Het heeft waarschijnlijk te maken met het feit dat de koplopers relatief vaak grote bedrijven zijn, met minstens 100 werknemers. Dan helpt het dat je als chemiesector vol multinationals zit.

Ook speelt een rol dat de chemische industrie relatief veel aan productinnovatie doet, maakt Volberda duidelijk. Waarna hij als voorbeeld - uiteraard - met DSM komt, en weer eens in herinnering brengt dat dit bedrijf ooit een kolenmijn was en sindsdien zichzelf een paar keer opnieuw heeft uitgevonden.

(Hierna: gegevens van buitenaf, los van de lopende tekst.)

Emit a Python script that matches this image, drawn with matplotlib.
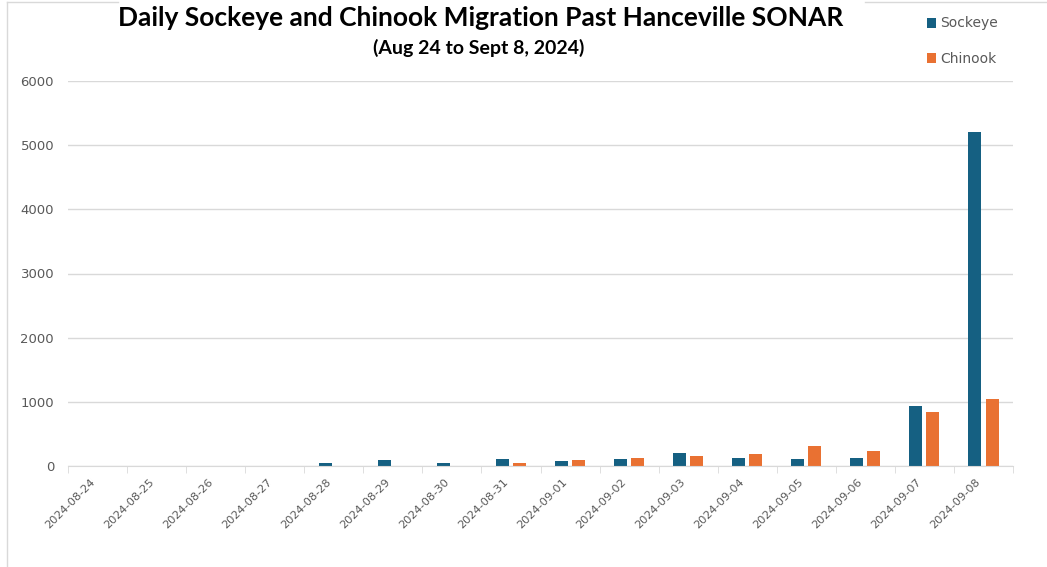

Opvallend is dat uit het onderzoek blijkt dat slechts 19 procent van de chemiebedrijven een formeel budget heeft voor R&D. En dat dit vervolgens het hoogste percentage van alle 9 topsectoren blijkt te zijn: het overall-gemiddelde bedraagt 3 procent. Desondanks geeft tweederde van alle bedrijven aan de afgelopen drie jaar aan R&D te hebben gedaan; uit welk potje dat wordt betaald is niet duidelijk.